STATED TASK
All lines in the records below from the line with "Give me the React, TypeScript" through the line with "const yTicks = [0, 5, 10, 15, 20];" are to be given again exactly, both ends included; the pictures are to be left out.

[Stored items]
===============

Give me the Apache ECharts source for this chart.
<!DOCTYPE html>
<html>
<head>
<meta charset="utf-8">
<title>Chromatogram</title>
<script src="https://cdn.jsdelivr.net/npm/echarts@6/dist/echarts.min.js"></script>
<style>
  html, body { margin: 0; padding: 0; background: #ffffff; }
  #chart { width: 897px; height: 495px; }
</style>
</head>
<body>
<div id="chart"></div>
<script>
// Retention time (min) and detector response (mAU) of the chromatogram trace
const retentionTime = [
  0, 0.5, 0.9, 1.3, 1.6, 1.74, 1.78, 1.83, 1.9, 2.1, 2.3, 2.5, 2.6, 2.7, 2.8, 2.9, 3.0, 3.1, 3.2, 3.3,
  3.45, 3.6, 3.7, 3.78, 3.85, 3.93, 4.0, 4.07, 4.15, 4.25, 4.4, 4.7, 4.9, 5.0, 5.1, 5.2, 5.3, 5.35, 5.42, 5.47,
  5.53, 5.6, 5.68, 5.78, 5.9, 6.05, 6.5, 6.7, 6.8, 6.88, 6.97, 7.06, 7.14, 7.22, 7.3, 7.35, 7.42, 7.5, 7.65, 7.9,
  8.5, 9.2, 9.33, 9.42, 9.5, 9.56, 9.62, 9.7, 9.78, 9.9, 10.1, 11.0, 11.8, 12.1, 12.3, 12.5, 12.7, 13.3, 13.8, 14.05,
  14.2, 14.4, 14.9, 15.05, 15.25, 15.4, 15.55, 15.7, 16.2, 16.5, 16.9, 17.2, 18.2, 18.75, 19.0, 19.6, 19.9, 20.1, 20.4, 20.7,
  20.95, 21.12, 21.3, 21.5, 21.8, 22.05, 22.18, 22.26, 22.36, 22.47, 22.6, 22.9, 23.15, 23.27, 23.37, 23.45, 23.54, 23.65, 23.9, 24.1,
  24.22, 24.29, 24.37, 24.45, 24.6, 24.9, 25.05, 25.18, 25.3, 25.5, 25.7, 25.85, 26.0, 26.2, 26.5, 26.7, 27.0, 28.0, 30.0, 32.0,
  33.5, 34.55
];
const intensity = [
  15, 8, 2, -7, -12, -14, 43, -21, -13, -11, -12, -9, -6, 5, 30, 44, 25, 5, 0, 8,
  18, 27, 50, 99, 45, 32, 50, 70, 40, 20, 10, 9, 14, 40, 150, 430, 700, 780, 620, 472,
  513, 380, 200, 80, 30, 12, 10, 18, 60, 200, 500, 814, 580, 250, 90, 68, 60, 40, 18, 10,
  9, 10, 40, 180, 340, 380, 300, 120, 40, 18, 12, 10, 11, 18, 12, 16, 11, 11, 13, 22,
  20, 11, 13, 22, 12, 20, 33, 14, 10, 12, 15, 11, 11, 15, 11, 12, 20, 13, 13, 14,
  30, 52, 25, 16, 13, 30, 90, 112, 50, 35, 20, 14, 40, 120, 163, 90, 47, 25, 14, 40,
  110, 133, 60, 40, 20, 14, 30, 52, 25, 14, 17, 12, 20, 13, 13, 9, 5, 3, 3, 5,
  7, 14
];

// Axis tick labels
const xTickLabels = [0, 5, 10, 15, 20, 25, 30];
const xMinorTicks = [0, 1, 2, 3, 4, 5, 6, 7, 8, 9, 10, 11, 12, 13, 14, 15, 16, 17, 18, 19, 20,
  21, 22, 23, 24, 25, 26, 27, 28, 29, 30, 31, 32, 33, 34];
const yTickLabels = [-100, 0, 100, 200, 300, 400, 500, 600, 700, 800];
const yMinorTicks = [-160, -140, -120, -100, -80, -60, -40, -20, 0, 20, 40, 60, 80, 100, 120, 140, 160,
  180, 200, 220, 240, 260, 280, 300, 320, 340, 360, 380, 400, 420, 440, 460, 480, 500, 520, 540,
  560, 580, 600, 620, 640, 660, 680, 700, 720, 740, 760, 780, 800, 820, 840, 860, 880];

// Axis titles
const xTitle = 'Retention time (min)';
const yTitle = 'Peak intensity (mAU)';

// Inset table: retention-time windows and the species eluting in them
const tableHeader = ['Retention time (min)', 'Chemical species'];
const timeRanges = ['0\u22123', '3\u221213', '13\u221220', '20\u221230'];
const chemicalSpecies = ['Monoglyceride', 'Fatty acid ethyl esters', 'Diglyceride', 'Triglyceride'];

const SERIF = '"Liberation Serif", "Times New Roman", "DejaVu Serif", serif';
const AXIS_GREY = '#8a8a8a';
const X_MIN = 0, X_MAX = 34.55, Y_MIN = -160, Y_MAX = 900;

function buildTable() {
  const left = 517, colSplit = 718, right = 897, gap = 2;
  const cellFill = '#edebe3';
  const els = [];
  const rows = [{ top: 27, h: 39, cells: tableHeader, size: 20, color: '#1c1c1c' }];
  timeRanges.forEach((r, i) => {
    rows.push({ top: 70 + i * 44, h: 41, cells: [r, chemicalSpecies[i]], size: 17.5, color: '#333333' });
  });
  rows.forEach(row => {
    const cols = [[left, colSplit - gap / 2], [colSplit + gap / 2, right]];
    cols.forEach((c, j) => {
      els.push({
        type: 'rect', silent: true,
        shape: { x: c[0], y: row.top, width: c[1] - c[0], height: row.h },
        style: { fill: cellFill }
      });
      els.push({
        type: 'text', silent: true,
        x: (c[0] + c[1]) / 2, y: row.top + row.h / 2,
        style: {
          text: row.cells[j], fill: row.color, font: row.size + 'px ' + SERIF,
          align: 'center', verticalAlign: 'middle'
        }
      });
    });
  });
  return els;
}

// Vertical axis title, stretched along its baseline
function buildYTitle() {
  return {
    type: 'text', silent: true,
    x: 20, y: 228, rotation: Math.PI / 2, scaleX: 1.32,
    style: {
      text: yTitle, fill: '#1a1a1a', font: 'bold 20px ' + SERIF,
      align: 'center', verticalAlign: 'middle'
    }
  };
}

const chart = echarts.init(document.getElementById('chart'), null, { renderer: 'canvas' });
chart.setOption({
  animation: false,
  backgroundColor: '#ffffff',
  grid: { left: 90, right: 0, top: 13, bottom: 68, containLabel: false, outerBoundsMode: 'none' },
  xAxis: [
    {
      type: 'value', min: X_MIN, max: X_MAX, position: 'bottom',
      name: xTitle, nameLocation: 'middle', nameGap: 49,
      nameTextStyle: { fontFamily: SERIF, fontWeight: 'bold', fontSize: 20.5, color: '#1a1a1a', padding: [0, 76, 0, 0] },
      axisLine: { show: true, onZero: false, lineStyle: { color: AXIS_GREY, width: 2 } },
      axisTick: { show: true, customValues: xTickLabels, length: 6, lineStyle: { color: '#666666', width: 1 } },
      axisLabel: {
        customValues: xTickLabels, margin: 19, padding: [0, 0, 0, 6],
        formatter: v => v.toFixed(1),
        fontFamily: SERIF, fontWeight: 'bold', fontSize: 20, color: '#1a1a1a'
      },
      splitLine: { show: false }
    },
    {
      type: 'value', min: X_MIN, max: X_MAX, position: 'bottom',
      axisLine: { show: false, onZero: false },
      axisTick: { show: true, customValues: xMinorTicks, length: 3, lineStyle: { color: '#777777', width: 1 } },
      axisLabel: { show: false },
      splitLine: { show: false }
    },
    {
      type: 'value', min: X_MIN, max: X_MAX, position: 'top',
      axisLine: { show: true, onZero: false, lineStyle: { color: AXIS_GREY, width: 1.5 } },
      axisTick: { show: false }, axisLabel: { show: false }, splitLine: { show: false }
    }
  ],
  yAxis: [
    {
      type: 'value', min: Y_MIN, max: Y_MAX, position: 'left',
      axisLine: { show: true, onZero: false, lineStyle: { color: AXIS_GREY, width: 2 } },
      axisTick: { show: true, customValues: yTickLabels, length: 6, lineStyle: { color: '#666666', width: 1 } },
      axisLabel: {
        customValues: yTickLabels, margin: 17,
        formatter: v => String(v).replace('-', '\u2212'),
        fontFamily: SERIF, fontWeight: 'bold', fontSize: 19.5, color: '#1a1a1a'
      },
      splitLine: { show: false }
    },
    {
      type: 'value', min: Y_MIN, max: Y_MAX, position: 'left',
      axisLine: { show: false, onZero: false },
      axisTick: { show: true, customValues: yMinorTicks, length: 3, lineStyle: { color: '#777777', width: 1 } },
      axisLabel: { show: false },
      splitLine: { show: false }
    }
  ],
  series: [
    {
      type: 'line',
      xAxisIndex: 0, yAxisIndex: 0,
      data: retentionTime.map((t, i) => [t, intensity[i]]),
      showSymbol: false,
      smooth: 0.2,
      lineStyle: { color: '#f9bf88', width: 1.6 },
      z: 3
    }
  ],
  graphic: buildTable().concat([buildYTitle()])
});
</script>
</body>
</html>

===============

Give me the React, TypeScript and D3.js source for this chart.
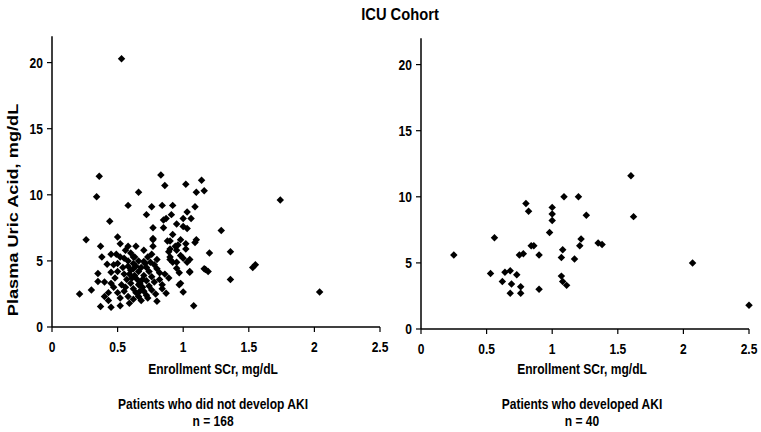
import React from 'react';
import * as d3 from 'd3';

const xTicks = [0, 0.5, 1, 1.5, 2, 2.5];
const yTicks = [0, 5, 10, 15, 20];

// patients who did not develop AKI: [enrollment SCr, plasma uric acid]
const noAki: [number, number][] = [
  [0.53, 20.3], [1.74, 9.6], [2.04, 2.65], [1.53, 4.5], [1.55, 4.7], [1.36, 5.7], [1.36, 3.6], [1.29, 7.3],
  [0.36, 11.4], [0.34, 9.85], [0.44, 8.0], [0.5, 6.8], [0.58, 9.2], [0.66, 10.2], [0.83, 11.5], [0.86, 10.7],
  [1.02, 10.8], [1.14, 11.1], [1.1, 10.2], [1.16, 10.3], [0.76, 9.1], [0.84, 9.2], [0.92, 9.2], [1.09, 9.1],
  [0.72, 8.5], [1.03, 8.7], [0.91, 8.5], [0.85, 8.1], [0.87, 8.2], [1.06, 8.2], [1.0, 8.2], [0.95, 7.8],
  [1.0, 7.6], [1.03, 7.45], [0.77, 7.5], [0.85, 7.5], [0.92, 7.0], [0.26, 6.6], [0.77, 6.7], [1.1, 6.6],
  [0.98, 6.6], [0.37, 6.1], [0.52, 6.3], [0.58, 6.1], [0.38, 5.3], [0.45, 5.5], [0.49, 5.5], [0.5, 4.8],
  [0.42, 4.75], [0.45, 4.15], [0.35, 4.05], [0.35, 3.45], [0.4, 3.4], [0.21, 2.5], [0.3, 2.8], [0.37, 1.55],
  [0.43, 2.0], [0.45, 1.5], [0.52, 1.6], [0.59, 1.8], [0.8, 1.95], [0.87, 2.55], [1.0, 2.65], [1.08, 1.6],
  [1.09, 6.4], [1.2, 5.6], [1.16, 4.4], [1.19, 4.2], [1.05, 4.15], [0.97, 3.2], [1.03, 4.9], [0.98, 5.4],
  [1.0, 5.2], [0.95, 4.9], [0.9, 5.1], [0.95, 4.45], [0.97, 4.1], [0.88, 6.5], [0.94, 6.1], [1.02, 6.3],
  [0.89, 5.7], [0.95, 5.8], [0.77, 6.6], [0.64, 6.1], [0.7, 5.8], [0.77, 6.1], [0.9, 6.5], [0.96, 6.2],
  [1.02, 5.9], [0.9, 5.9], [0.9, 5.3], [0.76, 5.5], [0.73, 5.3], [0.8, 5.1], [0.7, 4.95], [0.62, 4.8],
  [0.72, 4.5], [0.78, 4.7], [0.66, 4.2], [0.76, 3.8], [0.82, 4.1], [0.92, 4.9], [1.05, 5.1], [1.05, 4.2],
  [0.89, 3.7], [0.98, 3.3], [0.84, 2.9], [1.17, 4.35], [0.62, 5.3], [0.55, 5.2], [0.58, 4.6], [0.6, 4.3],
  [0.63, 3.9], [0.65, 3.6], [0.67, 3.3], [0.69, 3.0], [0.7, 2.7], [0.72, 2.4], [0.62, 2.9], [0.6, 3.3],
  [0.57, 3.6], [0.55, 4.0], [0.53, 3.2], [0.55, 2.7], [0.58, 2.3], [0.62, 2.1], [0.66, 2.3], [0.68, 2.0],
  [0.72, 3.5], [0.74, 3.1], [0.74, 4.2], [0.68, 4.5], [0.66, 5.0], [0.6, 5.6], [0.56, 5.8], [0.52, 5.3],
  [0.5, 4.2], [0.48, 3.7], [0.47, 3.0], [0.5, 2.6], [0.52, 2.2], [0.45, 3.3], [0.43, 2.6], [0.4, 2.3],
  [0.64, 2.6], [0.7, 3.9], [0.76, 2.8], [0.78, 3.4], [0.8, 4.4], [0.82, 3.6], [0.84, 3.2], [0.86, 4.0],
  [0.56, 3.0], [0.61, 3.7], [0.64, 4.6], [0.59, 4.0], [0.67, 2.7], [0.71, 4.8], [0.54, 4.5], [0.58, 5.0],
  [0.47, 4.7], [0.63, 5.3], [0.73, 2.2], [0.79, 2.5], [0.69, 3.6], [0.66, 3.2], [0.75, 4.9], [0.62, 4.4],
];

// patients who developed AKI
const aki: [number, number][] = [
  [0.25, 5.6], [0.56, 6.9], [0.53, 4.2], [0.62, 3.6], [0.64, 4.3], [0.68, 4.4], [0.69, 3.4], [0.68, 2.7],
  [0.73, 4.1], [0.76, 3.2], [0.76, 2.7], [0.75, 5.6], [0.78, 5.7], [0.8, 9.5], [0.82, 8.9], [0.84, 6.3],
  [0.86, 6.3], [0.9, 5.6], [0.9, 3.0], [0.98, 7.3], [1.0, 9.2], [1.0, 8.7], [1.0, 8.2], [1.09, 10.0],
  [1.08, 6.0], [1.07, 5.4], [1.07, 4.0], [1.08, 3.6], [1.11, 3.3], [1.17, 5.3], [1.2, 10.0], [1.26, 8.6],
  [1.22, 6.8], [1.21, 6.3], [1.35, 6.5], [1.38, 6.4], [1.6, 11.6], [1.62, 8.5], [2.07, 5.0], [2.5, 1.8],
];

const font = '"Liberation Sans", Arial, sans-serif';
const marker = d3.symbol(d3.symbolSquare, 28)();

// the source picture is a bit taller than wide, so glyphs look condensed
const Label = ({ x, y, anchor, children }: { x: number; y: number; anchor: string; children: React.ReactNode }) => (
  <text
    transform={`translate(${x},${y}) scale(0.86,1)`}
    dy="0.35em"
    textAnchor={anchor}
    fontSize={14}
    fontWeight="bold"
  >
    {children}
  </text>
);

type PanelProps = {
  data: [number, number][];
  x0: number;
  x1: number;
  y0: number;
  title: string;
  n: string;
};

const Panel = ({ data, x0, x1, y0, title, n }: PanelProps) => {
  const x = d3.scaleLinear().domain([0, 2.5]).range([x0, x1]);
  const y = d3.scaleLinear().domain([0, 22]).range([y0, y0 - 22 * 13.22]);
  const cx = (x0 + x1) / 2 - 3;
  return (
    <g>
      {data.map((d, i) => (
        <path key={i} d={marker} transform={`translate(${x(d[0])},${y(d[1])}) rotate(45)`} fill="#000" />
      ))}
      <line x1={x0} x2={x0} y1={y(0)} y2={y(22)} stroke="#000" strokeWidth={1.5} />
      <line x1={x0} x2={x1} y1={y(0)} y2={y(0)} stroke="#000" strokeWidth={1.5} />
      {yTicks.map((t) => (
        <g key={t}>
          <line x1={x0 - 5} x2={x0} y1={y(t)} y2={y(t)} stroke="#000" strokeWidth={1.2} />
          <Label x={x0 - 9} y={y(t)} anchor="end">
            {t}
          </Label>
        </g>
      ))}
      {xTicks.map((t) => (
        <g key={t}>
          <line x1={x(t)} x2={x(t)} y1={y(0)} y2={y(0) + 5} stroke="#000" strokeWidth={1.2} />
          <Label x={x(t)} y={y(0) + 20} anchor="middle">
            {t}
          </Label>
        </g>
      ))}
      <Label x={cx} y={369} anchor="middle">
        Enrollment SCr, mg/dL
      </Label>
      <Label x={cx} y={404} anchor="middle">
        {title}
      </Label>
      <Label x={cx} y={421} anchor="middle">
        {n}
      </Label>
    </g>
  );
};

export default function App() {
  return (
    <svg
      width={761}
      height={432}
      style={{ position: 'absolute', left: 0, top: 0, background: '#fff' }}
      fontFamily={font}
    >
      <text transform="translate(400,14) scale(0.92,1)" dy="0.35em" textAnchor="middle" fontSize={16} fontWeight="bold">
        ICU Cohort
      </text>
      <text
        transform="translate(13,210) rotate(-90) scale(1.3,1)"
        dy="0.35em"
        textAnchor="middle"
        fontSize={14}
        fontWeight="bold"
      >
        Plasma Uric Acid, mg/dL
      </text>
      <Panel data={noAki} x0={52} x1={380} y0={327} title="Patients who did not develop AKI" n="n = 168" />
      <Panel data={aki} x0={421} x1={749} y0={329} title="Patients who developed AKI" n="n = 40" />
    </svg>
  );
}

===============

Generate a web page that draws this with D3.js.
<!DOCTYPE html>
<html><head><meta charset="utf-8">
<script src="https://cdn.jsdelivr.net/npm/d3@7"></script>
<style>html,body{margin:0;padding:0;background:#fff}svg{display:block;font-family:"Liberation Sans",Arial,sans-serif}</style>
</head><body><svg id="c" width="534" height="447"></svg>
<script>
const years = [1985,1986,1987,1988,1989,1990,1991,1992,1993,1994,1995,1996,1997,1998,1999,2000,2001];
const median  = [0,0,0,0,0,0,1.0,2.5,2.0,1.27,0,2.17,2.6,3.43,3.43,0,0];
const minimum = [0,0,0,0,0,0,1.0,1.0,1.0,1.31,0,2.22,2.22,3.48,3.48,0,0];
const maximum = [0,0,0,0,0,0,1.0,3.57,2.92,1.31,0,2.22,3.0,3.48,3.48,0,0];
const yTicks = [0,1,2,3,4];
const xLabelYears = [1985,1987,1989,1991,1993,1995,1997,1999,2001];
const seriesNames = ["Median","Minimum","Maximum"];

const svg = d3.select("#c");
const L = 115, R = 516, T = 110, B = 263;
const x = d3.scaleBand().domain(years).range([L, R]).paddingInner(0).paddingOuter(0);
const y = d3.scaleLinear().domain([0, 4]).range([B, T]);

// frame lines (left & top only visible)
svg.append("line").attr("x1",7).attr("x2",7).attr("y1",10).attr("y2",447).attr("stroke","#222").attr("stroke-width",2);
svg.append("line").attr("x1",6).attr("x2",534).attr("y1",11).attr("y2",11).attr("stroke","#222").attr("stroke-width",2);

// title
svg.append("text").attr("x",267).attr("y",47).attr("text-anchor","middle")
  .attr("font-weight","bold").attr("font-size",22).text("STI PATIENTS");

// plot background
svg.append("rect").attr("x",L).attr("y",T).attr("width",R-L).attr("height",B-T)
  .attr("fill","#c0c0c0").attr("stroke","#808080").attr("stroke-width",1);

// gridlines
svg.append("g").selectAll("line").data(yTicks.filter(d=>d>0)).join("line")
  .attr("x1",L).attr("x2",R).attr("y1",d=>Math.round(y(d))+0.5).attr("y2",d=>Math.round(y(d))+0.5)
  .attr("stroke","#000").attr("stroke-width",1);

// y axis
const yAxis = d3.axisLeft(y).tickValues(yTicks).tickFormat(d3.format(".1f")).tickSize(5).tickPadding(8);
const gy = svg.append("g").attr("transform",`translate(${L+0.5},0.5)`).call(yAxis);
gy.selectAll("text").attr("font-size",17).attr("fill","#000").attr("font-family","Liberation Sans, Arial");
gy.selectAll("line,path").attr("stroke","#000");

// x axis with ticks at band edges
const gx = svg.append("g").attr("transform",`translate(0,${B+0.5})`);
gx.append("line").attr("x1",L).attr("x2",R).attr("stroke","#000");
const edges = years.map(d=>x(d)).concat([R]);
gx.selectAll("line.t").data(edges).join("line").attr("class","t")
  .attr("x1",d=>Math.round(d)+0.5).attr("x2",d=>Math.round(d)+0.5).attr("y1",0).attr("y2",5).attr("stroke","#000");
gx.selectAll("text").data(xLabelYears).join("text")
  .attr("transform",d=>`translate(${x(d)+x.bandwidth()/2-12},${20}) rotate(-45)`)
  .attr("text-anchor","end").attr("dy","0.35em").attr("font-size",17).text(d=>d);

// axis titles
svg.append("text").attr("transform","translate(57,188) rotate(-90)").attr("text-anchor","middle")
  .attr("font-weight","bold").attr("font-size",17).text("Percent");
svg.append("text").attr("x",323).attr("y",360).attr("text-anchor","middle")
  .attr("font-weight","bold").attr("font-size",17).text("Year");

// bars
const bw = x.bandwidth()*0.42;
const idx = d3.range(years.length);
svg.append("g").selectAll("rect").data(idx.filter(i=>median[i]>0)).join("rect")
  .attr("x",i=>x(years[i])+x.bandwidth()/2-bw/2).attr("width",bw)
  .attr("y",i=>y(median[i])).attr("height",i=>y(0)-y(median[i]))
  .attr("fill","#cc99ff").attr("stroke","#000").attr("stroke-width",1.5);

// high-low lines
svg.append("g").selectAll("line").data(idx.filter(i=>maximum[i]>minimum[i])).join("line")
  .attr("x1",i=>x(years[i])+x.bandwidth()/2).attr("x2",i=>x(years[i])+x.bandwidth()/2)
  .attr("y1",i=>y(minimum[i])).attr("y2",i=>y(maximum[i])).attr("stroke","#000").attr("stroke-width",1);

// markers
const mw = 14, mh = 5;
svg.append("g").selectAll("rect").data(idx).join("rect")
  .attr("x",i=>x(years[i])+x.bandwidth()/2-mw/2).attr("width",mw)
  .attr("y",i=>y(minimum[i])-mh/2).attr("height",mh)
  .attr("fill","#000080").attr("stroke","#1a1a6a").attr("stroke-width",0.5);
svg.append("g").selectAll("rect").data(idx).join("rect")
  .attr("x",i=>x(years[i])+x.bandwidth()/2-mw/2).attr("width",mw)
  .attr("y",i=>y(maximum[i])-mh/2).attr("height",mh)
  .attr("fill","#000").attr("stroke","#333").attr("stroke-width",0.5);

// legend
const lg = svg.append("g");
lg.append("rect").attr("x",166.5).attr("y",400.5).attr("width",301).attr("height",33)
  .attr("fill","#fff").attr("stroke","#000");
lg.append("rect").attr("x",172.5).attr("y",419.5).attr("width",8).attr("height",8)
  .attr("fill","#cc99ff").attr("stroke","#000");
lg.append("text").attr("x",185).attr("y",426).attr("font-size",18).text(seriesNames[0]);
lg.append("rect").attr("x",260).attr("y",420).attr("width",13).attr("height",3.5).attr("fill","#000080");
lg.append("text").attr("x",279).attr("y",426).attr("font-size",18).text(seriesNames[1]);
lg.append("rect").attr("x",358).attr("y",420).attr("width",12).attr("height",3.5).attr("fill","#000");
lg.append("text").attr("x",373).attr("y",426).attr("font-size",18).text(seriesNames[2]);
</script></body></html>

===============

COMPLETED EXERCISE
Give me the React, TypeScript and D3.js source for this chart.
import React from 'react';
import * as d3 from 'd3';

const xTicks = [0, 0.5, 1, 1.5, 2, 2.5];
const yTicks = [0, 5, 10, 15, 20];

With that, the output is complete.